Leaders of the 50,000-strong fraternal group – once central to political life in Northern Ireland but increasingly on the defensive – staged their first news conference since Protestant rioting exploded across Belfast and several towns Saturday over a restricted Orange parade.

As the mayhem subsided Wednesday, the Police Service of Northern Ireland catalogued the toll from four nights of rioting: 146 homemade grenades hurled, 116 vehicles burned and 81 police officers wounded.

The riots were the most widespread waged by the Protestant majority in nearly a decade.

Police say members of two major outlawed groups, the Ulster Volunteer Force and Ulster Defense Association, were behind the gun and grenade attacks.

Both anti-Catholic gangs are supposed to be observing a 1994 truce in support of Northern Ireland’s peace accord.

But the governor, Northern Ireland Secretary Peter Hain, on Wednesday ruled that Britain no longer recognized the existence of the Ulster Volunteer Force’s half of the truce.
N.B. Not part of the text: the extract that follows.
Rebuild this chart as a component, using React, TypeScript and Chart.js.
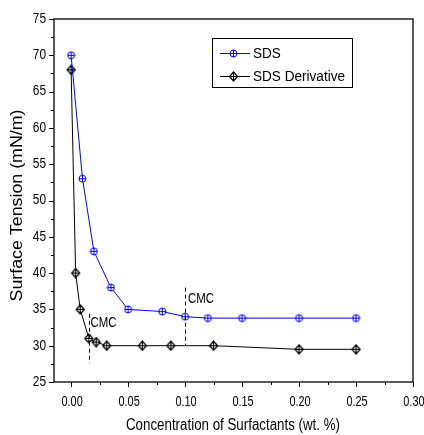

Hain conceded the move, which was also tied the group’s killing of four Protestants this summer in a criminal feud, was largely symbolic. But he emphasized that Britain was going to take an increasingly tough line on any group, Protestant or Catholic, that didn’t renounce violence.

The Orange Order blamed the violence on the police, the British government and the joint Catholic-Protestant panel that imposed the parade restrictions.